Increasingly Strict WCAG Standards
Ever-stricter accessibility guidelines mean that today’s website developers prioritize producing content that considers everyone, regardless of cognitive or physical ability. This cultural shift illustrates that more and more websites are paying attention to the overall quality of their content and how it affects user experience.

Website hosts today must consider many accessibility factors — yet another reason free usability checklists are such a valuable tool. Since these standards are constantly being updated, it’s vital that you stay informed on the latest criteria.

Widespread AI Adoption in E-Commerce
From chatbots to content creation, AI’s advanced automation capabilities have allowed businesses in the e-commerce industry to accomplish more in less time. New uses for AI seem to be discovered every day, particularly in sales and retail. Therefore, brands must actively research technologies that will support their bottom line and develop a detailed strategy for integrating them into their tech stack.

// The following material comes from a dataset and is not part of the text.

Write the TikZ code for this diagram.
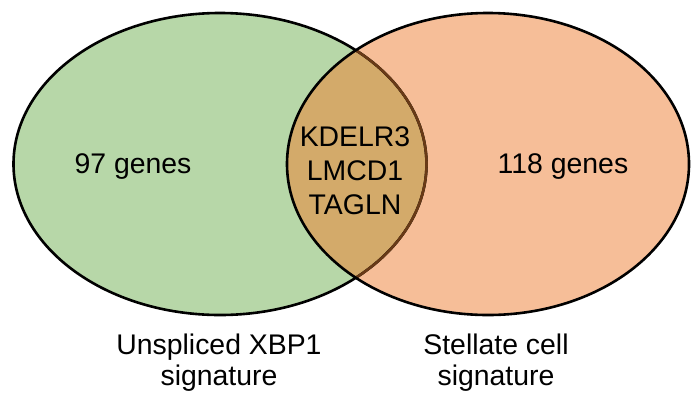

Marketing teams, for example, often employ AI-generated smart modules as automation tools for nurturing leads or making product recommendations. These modules show the buyer-related content they may be interested in based on specific actions they take on the site, encouraging additional conversions.

User Behavior Tracking for Lifecycle Optimization
Understanding their unique customer lifecycle in its entirety is a challenge for virtually every marketing and sales team. Optimizing this lifecycle is a matter of determining customer experiences in your industry and then using this information to promote more productive interactions with your brand, both online and in general.


You can access some of this valuable data by strategically tracking the behaviors of people who are already using your site. Modern businesses are leveraging this data to identify at what points in the lifecycle their customers experience friction. Do any of these obstacles stem from subpar UX? By observing the behaviors of your existing customer base, you can capture more value (and ideally more sales) and apply it to future updates of the entire customer lifecycle.

Bottom Line: Always Empathize With the User

When e-commerce companies and digital storefronts don’t empathize with the user, it shows. We’ve all been there: We visit an online store, but it doesn’t work how we want or expect it to. We get frustrated, and we bounce — likely to a direct competitor. Implementing user-centered design is any virtual storefront’s best bet for avoiding that scenario, encouraging a purchase, and, best of all, delighting the customer.